The River Cottage Year by Hugh Fearnley-WhittingstallAmazon Review
For an ever-growing army of admirers, Hugh Fearnley-Whittingstall can do no wrong. The River Cottage Year seems sure to follow the commercial and critical success of his previous book, The River Cottage Cookbook, which was something of a publishing phenomenon, selling by the bucket-load and winning every major cookery book award.

The format of this new book is intriguingly different: this time we are given (in chronological order) the author's insights and observations on life and food as the seasons and months go past, interweaving cookery with the cycles of the natural year. These sections aren't all the book has to offer: the new volume is crammed with 100 original seasonal recipes, all beautifully detailed. Of course, we may look at the results of these mouthwatering delights in the new Channel 4 series that accompanies this book and lament how we're not quite in the same cookery league.
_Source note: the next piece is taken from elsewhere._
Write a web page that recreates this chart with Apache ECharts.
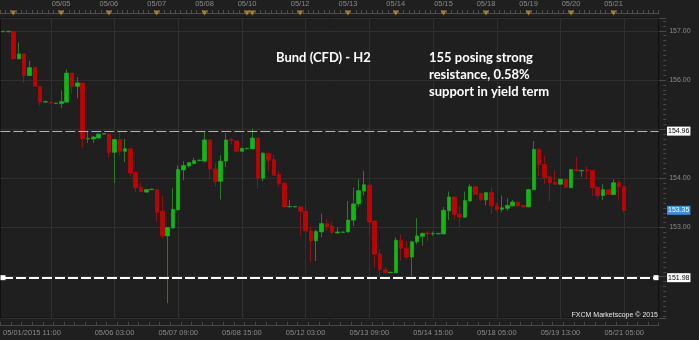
<!DOCTYPE html>
<html><head><meta charset="utf-8">
<script src="https://cdn.jsdelivr.net/npm/echarts@6/dist/echarts.min.js"></script>
<style>html,body{margin:0;padding:0;background:#1f1f1f;}#c{width:699px;height:340px;}</style>
</head><body><div id="c"></div>
<script>
// ---- data (H2 bars) ----
const opens = [156.98,156.98,156.99,156.43,156.53,156.09,156.25,155.87,155.55,155.55,
155.52,155.52,155.55,156.14,155.87,155.94,154.80,154.80,154.82,154.90,
154.90,154.53,154.79,154.55,154.60,154.12,153.82,153.72,153.77,153.77,
153.33,152.83,152.99,153.36,154.17,154.25,154.30,154.36,154.35,154.78,
154.19,153.94,154.35,154.79,154.76,154.55,154.60,154.60,154.82,154.00,
154.51,154.38,154.08,153.90,153.42,153.42,153.42,153.33,152.93,152.73,
152.91,153.08,153.03,152.89,152.90,152.91,153.15,153.48,153.74,153.86,
153.13,152.46,152.14,152.08,152.08,152.74,152.58,152.40,152.71,152.82,
152.89,152.87,152.87,152.87,153.34,153.62,153.27,153.21,153.54,153.83,
153.69,153.56,153.71,153.44,153.37,153.39,153.44,153.52,153.45,153.42,
153.77,154.59,154.28,154.03,153.92,153.88,153.98,153.81,154.18,154.15,
154.17,154.16,153.82,153.65,153.77,153.67,153.91,153.83];
const closes = [156.99,156.99,156.43,156.53,156.09,156.25,155.87,155.55,155.56,155.53,
155.53,155.56,156.14,155.87,155.94,154.80,154.81,154.84,154.90,154.91,
154.53,154.79,154.55,154.60,154.11,153.81,153.73,153.77,153.78,153.31,
152.83,153.00,153.37,154.18,154.26,154.32,154.36,154.37,154.78,154.19,
153.94,154.35,154.78,154.77,154.55,154.61,154.61,154.82,154.00,154.51,
154.37,154.06,153.89,153.42,153.43,153.43,153.33,152.93,152.73,152.92,
153.08,153.02,152.90,152.91,152.91,153.15,153.48,153.75,153.87,153.11,
152.46,152.14,152.08,152.09,152.74,152.58,152.40,152.71,152.83,152.88,
152.87,152.88,152.88,153.35,153.62,153.27,153.21,153.55,153.83,153.67,
153.56,153.71,153.44,153.37,153.40,153.45,153.52,153.44,153.42,153.77,
154.59,154.28,154.02,153.91,153.88,153.98,153.82,154.18,154.15,154.16,
154.15,153.81,153.65,153.77,153.67,153.91,153.83,153.35];
const lows = [156.97,156.97,156.42,156.42,155.94,156.08,155.86,155.48,155.53,155.52,
155.51,155.43,155.54,155.72,155.63,154.63,154.72,154.72,154.80,154.89,
154.42,153.90,154.46,154.33,154.04,153.72,153.72,153.71,153.76,153.13,
152.78,151.46,152.98,153.35,153.96,154.22,154.29,154.35,154.32,153.98,
153.83,153.57,154.23,154.69,154.54,154.54,154.59,154.59,153.79,153.94,
154.15,154.05,153.83,153.40,153.41,153.41,152.83,152.92,152.29,152.32,
152.80,152.94,152.86,152.88,152.89,152.90,153.03,153.42,153.65,152.84,
152.19,152.01,152.07,152.07,152.07,152.33,152.36,152.01,152.66,152.63,
152.71,152.83,152.86,152.86,153.15,153.18,153.01,153.20,153.52,153.66,
153.55,153.45,153.27,153.32,153.31,153.34,153.43,153.43,153.41,153.41,
153.76,154.04,153.88,153.54,153.87,153.87,153.81,153.80,154.14,154.03,
153.98,153.64,153.57,153.56,153.66,153.66,153.56,153.30];
const highs = [157.00,157.00,157.00,156.76,156.55,156.39,156.27,155.88,155.58,155.56,
155.54,155.79,156.21,156.15,156.06,155.95,154.95,154.86,154.91,154.92,
154.91,154.80,154.97,154.80,154.62,154.13,153.91,153.78,153.79,153.78,
153.64,153.01,153.80,154.26,154.35,154.33,154.42,154.38,154.96,154.79,
154.32,154.47,154.92,154.82,154.77,154.62,154.62,155.01,154.83,154.53,
154.52,154.48,154.15,153.91,153.56,153.44,153.43,153.50,153.02,152.96,
153.28,153.17,153.12,153.00,152.92,153.54,153.81,153.98,154.15,153.87,
153.14,152.56,152.19,152.10,152.80,152.86,152.73,152.73,153.19,152.90,
152.93,152.92,152.89,153.42,153.73,153.64,153.42,153.73,153.88,153.84,
153.71,153.72,153.82,153.50,153.65,153.59,153.56,153.53,153.45,153.79,
154.76,154.60,154.46,154.04,154.15,153.99,153.99,154.19,154.44,154.18,
154.24,154.17,153.83,153.88,153.78,153.98,153.96,153.85];

const slotCount = 124; // bar slots on the time axis (incl. empty space on the right)
const categories = Array.from({length: slotCount}, (_, i) => String(i));
const bottomTicks = [[0,'05/01/2015 11:00'],[21,'05/06 03:00'],[33,'05/07 09:00'],[45,'05/08 15:00'],
  [57,'05/12 03:00'],[69,'05/13 09:00'],[81,'05/14 15:00'],[93,'05/18 05:00'],[105,'05/19 13:00'],[117,'05/21 05:00']];
const gridLineSlots = [9,21,33,45,57,69,81,93,105,117];
const dayMarks = [[2,''],[11,'05/05'],[20,'05/06'],[29,'05/07'],[38,'05/08'],[46,'05/10'],[47,''],
  [56,'05/12'],[65,'05/13'],[74,'05/14'],[83,'05/15'],[91,'05/18'],[99,'05/19'],[107,'05/20'],[115,'05/21']];
const priceTickLabels = ['157.00','156.00','154.00','153.00'];
const resistanceLevel = 154.96;
const supportLevel = 151.98;
const lastPrice = 153.35;
const titleText = 'Bund (CFD) - H2';
const noteLines = ['155 posing strong', 'resistance, 0.58%', 'support in yield term'];
const creditText = 'FXCM Marketscope \u00A9 2015';

// ---- chart ----
const bottomMap = new Map(bottomTicks);
const gridSet = new Set(gridLineSlots);
const dayMap = new Map(dayMarks);
const ohlc = opens.map((o, i) => [o, closes[i], lows[i], highs[i]]);
const bodies = opens.map((o, i) => [o, closes[i], Math.min(o, closes[i]), Math.max(o, closes[i])]);
const axisFont = 'Liberation Sans';
const boxLabel = (level, bg, fg, dist) => ({
  show: true, position: 'end', distance: dist, formatter: () => level.toFixed(2),
  backgroundColor: bg, color: fg, fontSize: 7, fontFamily: axisFont, lineHeight: 9, padding: [0, 1]
});

const chart = echarts.init(document.getElementById('c'), null, {renderer: 'canvas'});
chart.setOption({
  animation: false,
  backgroundColor: '#1f1f1f',
  title: [
    {text: titleText, left: 276, top: 49, padding: 0,
     textStyle: {color: '#ffffff', fontSize: 13, fontWeight: 'bold', fontFamily: 'Lato', lineHeight: 17}},
    {text: noteLines.join('\n'), left: 429, top: 49, padding: 0,
     textStyle: {color: '#ffffff', fontSize: 13, fontWeight: 'bold', fontFamily: 'Lato', lineHeight: 17}},
    {text: creditText, right: 41, top: 311, padding: 0,
     textStyle: {color: '#e8e8e8', fontSize: 7, fontWeight: 'normal', fontFamily: axisFont, lineHeight: 8}}
  ],
  grid: [
    {left: -1.5, right: 40.3, top: 18, bottom: 22, show: true, borderColor: '#0e0e0e', borderWidth: 1, backgroundColor: 'transparent'},
    {left: -1.5, right: 40.3, top: 10, height: 6}
  ],
  xAxis: [
    {type: 'category', gridIndex: 0, data: categories, boundaryGap: true, position: 'bottom', offset: 7,
     axisLine: {show: true, lineStyle: {color: '#474747'}},
     axisTick: {show: true, inside: true, length: 3, interval: 1, lineStyle: {color: '#474747'}},
     axisLabel: {show: true, interval: (i) => bottomMap.has(i), formatter: (v) => bottomMap.get(Number(v)) || '',
       color: '#8a8a8a', fontSize: 7.5, fontFamily: axisFont, margin: 4, alignMinLabel: 'left'},
     splitLine: {show: true, interval: (i) => gridSet.has(i), alignWithLabel: true, lineStyle: {color: '#2f2f2f', width: 1}}},
    {type: 'category', gridIndex: 1, data: categories, boundaryGap: true, position: 'bottom',
     axisLine: {show: true, lineStyle: {color: '#4d4d4d'}},
     axisTick: {show: true, inside: true, length: 3, interval: 0, lineStyle: {color: '#4d4d4d'}},
     axisLabel: {show: false}, splitLine: {show: false}},
    {type: 'category', gridIndex: 1, data: categories, boundaryGap: true, position: 'top',
     axisLine: {show: false}, axisTick: {show: false}, splitLine: {show: false},
     axisLabel: {show: true, interval: (i) => !!dayMap.get(i), formatter: (v) => dayMap.get(Number(v)) || '',
       color: '#8a8a8a', fontSize: 7.5, fontFamily: axisFont, margin: 2}}
  ],
  yAxis: [
    {type: 'value', gridIndex: 0, position: 'right', min: 151.16, max: 157.26, offset: 7.5,
     axisLine: {show: false},
     axisTick: {show: true, inside: true, length: 7, lineStyle: {color: '#4a4a4a'}},
     minorTick: {show: true, splitNumber: 10, length: 3, lineStyle: {color: '#4a4a4a'}},
     splitLine: {show: true, lineStyle: {color: '#2f2f2f', width: 1}},
     axisLabel: {show: true, color: '#8a8a8a', fontSize: 7, fontFamily: axisFont, margin: 3,
       formatter: (v) => priceTickLabels.includes(v.toFixed(2)) ? v.toFixed(2) : ''}},
    {type: 'value', gridIndex: 1, min: -1, max: 1, show: false}
  ],
  series: [
    {type: 'candlestick', name: 'wicks', xAxisIndex: 0, yAxisIndex: 0, data: ohlc, barWidth: 4, z: 2, silent: true,
     itemStyle: {color: '#2b7a2b', color0: '#8e1212', borderColor: '#2b7a2b', borderColor0: '#8e1212', borderWidth: 1}},
    {type: 'candlestick', name: 'bodies', xAxisIndex: 0, yAxisIndex: 0, data: bodies, barWidth: 4, z: 3, silent: true,
     itemStyle: {color: '#0cbc0c', color0: '#c20000', borderColor: '#0cbc0c', borderColor0: '#c20000', borderWidth: 0},
     markLine: {silent: true, symbol: 'none', animation: false,
       data: [
         {yAxis: resistanceLevel,
          lineStyle: {color: '#b4b4b4', width: 1, type: [10, 3]},
          label: boxLabel(resistanceLevel, '#ffffff', '#000000', 8.3)},
         [{coord: [0, supportLevel], symbol: 'rect', symbolSize: 5,
           lineStyle: {color: '#ffffff', width: 2, type: [10, 3]},
           label: boxLabel(supportLevel, '#ffffff', '#000000', 11)},
          {coord: [slotCount - 1, supportLevel], symbol: 'rect', symbolSize: 5}],
         {yAxis: lastPrice,
          lineStyle: {color: 'rgba(0,0,0,0)', width: 0},
          label: boxLabel(lastPrice, '#3b8ee0', '#ffffff', 8.3)}
       ]}},
    {type: 'scatter', name: 'day starts', xAxisIndex: 1, yAxisIndex: 1, silent: true, z: 4,
     data: dayMarks.map(d => [d[0], 0]), symbol: 'triangle', symbolRotate: 180, symbolSize: [6, 5],
     itemStyle: {color: '#c99a26'}}
  ]
});
</script></body></html>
But Fearnley-Whittingstall has a gift not possessed by some of his rivals: we are always made to feel that the delights offered here are within our grasp, provided we follow the helpful advice we are given.
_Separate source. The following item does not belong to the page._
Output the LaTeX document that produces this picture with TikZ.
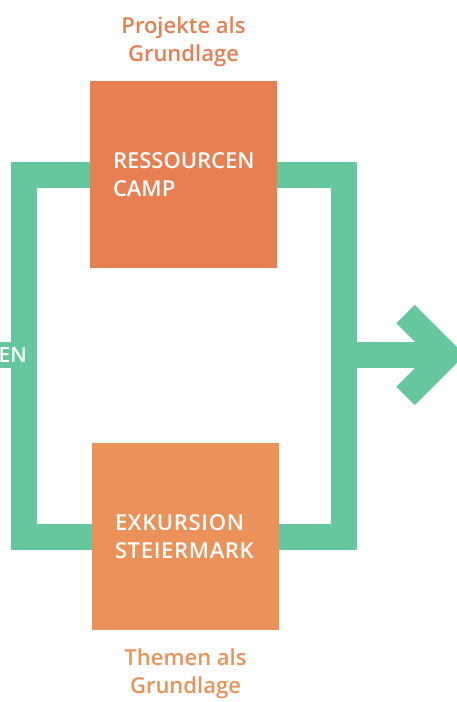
\documentclass[tikz,border=0pt]{standalone}
\usepackage{fontspec}
\setmainfont{Open Sans}
\newfontfamily\semibold{Open Sans Semibold}
\usepackage{xcolor}
\usetikzlibrary{positioning}

\definecolor{flowgreen}{HTML}{66C69E}
\definecolor{campfill}{HTML}{E87F52}
\definecolor{tourfill}{HTML}{EB925B}

\begin{document}
\begin{tikzpicture}[
			x=1pt, y=-1pt,
			block/.style={rectangle, minimum height=187pt, text width=141pt, inner xsep=23pt, inner ysep=0pt, align=left, text=white, font=\semibold\fontsize{22}{28}\selectfont},
			note/.style={inner sep=0pt, align=center, font=\semibold\fontsize{22}{28}\selectfont},
			bar/.style={draw=flowgreen, line width=26pt, line join=miter},
			stub/.style={fill=flowgreen, text=white, minimum height=26pt, inner xsep=2pt, font=\semibold\fontsize{21}{28}\selectfont}
		]
		\useasboundingbox (0,0) rectangle (456,702);

		% Blocks
		\node[block, fill=campfill] (camp) at (183.5,174.5) {RESSOURCEN\\CAMP};
		\node[block, fill=tourfill] (tour) at (185.5,536.5) {\addfontfeatures{LetterSpace=3}EXKURSION\\STEIERMARK};

		% Notes
		\node[note, text=campfill, above=14pt of camp] (projekte) {Projekte als\\Grundlage};
		\node[note, text=tourfill, below=18pt of tour] (themen) {Themen als\\Grundlage};

		% Junctions
		\coordinate (inlet) at (24,355);
		\coordinate (outlet) at (343.5,355);
		\coordinate (tip) at (446.6,355);

		% Brackets
		\draw[bar] (camp.west) -| (inlet) |- (tour.west);
		\draw[bar] (camp.east) -| (outlet) |- (tour.east);

		% Incoming stub
		\node[stub, anchor=east] (incoming) at (29,355) {EN};

		% Outgoing arrow
		\draw[bar] (outlet) -- ([xshift=-7pt]tip);
		\draw[bar] ([shift={(-41,-41)}]tip) -- (tip) -- ++(-41,41);

		\end{tikzpicture}
\end{document}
The food is a mixture of the ambitious and the achievable, and looking through The River Cottage Year is a blissful experience, whether your intention is simply to dream about dishes or to actually get down to the nitty-gritty of making them. The illustrations are as tempting as anything in the text, and the book will unquestionably raise the author's profile still higher.

Barry Forshaw

Daily Telegraph
A tonic for jaded cooks and an utter delight for lovers of real English food

Getting back in touch with the seasons (13 September 2005)
Reviewer: J. Brand "jbrand" (UK)

If you were to judge this simply on the recipes then this is much the same as many of hugh's other books, lots of recipes but a fair chunk of text given over to the lifestyle and, lets be honest, that's where Hugh's books are pitched in the market they are selling a vision of a lifestyle and not a manual on how to run your kitchen. In fact based simply on the recipes I'd say that this is probably not the best of his books but it wins on one major point. By dividing it into months it answers that question that so many of us may have wondered - what is in season now? It is, after all, too easy to stand in the local supermarket and be so isolated from the natural world that you have no idea that this is the time of year when if you see aspargus on the shelves then its probably been air freighted half way around the planet.
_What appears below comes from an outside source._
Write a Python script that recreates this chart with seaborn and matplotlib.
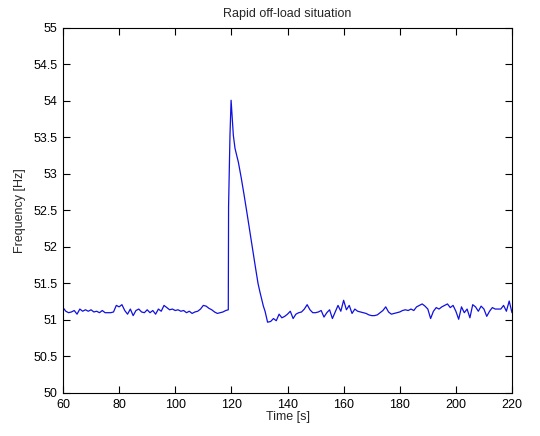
import matplotlib
matplotlib.use("Agg")
import matplotlib.pyplot as plt
import seaborn as sns
import pandas as pd
from matplotlib.ticker import FormatStrFormatter, MultipleLocator

# ---- data ----
time_pre = list(range(60, 119))
freq_pre = [51.17, 51.12, 51.10, 51.11, 51.13, 51.08, 51.15, 51.12, 51.14, 51.12,
            51.14, 51.11, 51.12, 51.10, 51.13, 51.10, 51.10, 51.10, 51.11, 51.20,
            51.18, 51.21, 51.13, 51.08, 51.15, 51.06, 51.13, 51.15, 51.11, 51.10,
            51.14, 51.10, 51.13, 51.08, 51.15, 51.12, 51.20, 51.17, 51.14, 51.15,
            51.13, 51.14, 51.12, 51.13, 51.10, 51.12, 51.09, 51.11, 51.12, 51.15,
            51.20, 51.19, 51.16, 51.14, 51.11, 51.09, 51.10, 51.11, 51.13]

time_peak = [118.9, 119.0, 119.5, 119.9, 120.3, 120.7, 121.3, 122.5, 123.5, 124.5,
             125.5, 126.5, 127.5, 128.5, 129.5, 130.2, 131.4, 132.0, 132.9]
freq_peak = [51.14, 52.55, 53.53, 54.01, 53.76, 53.53, 53.35, 53.16, 52.95, 52.72,
             52.48, 52.23, 51.98, 51.74, 51.50, 51.38, 51.19, 51.12, 50.97]

time_post = list(range(134, 221))
freq_post = [50.98, 51.02, 50.99, 51.08, 51.03, 51.05, 51.08, 51.12, 51.02, 51.08,
             51.10, 51.11, 51.15, 51.21, 51.14, 51.10, 51.10, 51.11, 51.13, 51.04,
             51.10, 51.14, 51.02, 51.11, 51.20, 51.12, 51.27, 51.14, 51.20, 51.09,
             51.15, 51.12, 51.11, 51.10, 51.09, 51.07, 51.06, 51.06, 51.07, 51.10,
             51.13, 51.18, 51.11, 51.08, 51.09, 51.10, 51.11, 51.13, 51.14, 51.13,
             51.15, 51.13, 51.18, 51.20, 51.22, 51.19, 51.15, 51.02, 51.12, 51.17,
             51.15, 51.18, 51.20, 51.22, 51.17, 51.20, 51.12, 51.01, 51.18, 51.10,
             51.15, 51.03, 51.21, 51.18, 51.12, 51.19, 51.15, 51.05, 51.12, 51.17,
             51.15, 51.15, 51.15, 51.20, 51.12, 51.26, 51.10]

x_ticks = [60, 80, 100, 120, 140, 160, 180, 200, 220]
title = "Rapid off-load situation"
xlabel = "Time [s]"
ylabel = "Frequency [Hz]"

df = pd.DataFrame({"t": time_pre + time_peak + time_post,
                   "f": freq_pre + freq_peak + freq_post})

sns.set_theme(style="white")
plt.rcParams["font.family"] = ["Liberation Sans", "DejaVu Sans"]

fig = plt.figure(figsize=(5.4, 4.36), dpi=100)
ax = fig.add_axes([63 / 540, 1 - 393 / 436, (512 - 63) / 540, (393 - 28) / 436])

sns.lineplot(data=df, x="t", y="f", ax=ax, color="#1010e0", linewidth=0.9,
             estimator=None, sort=False)

ax.set_xlim(60, 220)
ax.set_ylim(50, 55)
ax.set_xticks(x_ticks)
ax.yaxis.set_major_locator(MultipleLocator(0.5))
ax.yaxis.set_major_formatter(FormatStrFormatter("%g"))
ax.tick_params(direction="in", length=5, width=0.8, labelsize=9, colors="black",
               top=True, right=True, bottom=True, left=True)
ax.tick_params(axis="x", pad=4)
ax.tick_params(axis="y", pad=4)
for s in ax.spines.values():
    s.set_color("black")
    s.set_linewidth(0.8)
ax.set_title(title, fontsize=9, pad=8)
ax.set_xlabel(xlabel, fontsize=9, labelpad=0)
ax.set_ylabel(ylabel, fontsize=9, labelpad=5)
ax.grid(False)

fig.savefig("out.png", dpi=100, facecolor="white")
Buy this, read the recipes by month and go to the grocers and markets rather than supermarkets. Its one simple step to feeling better about consumption.

Idyllic Reading (19 July 2005)
Reviewer: "tracydgreen" - See all my reviews

I received this book for my birthday and was not dissappointed. I do receive a weekly delivery of organic seasonal local veg and found the book to walk hand in hand with this ideal. I am vegetarian and the book is filled with suitable recipes although I must admit when it comes to poaching season, I wont be able to find many recipes to use. I have made many of the recipes so far and each has been easy and a delight on the pallet. I have also found myself spurred on my Hughs enthusiasm for making up recipes and had the courage/confidence to make up a few recipes of my own that were brilliant.

If you love his series and believe in what he stands for then you will love reading this book. It is full of dreamy pictures of his life in Dorset and there are recipes a plenty.

A Pleasing Seasonal Guide (8 July 2004)
Reviewer: A. Weston "Adrian Weston" (Brighton, UK)

Ideal for those with a veg-box or an urge to shop locally - the perfect antidote to out-of-season supermarket shrink-wrapped goods. The saintly Hugh has created another clarion cry to think before we buy, cook and eat.

The recipes are as yummy as ever.

From the Downshifting Guru a very entertaining read! (11 May 2004)
Reviewer: Tracey Smith

This month, my imagination has been captured, bound and gagged by "The River Cottage Year"; a book I have had a great deal of trouble putting down.

As the title suggests, it walks you through 12 months with Mr Fearnley-Whittingstall, better known perhaps as the shaggy-haired master of all food, free and frugal.

Watched on Channel 4 by devoted following of downshifters, thrifty and experimental cooks, HFW has inspired the nation with his waste nothing style of cooking.

7" by 9 1/2", it gives you a full 1 1/4" of good quality paper, a fabulous smattering of images from his kitchen and a delightful collection of seasonal recipes.

With around 9 recipes for each month and a super preamble to each month preceding them, he writes with a style that makes you think he is an old friend sat at your kitchen table, chatting away, whilst enjoying a large bacon sandwich.

Relaxed, pleasing to the eye and easy to read, each recipe is almost a story and a thorough pleasure to follow, or just flick through with a nice cup of tea.

The pictures by Simon Wheeler leave you entertained and salivating. He seems to have captured Hugh, his kitchen, family, garden and usual surroundings like a professional fly-on-the-wall and even though there are not pictures to accompany every dish, somehow just it doesn't matter.

One of my favourite images is the one underneath the dust jacket, which invites you to open the book to full spread to enjoy something steamy and mouthwatering being pulled from the oven, by a white shirted Fearnley-Whittingstall.

What was that meal I am left wondering?

This is not a traditional style recipe book, it is two steps better in my opinion. It opens eyes to new possibilities and gives frugal food positive sex appeal!

By highlighting the importance of seasonality and where food really comes from, he is challenging the way people view the delights on their plates - to great and positive effect!

With recipes like "Lightly salted relatives of cod in beer batter" to "Flatbread stack with roasted peppers and borlotti beans" right down to good old "Mushroom soup" and "Blackberry, apple and almond cobbler", you cannot fail to find something that makes you want to rush out into your garden to see what you can throw in the pot.

The book and all the food splashes on my favourite pages, sits pretty in a handy place in my kitchen.

If you want to see food in a new light, put it on yours too!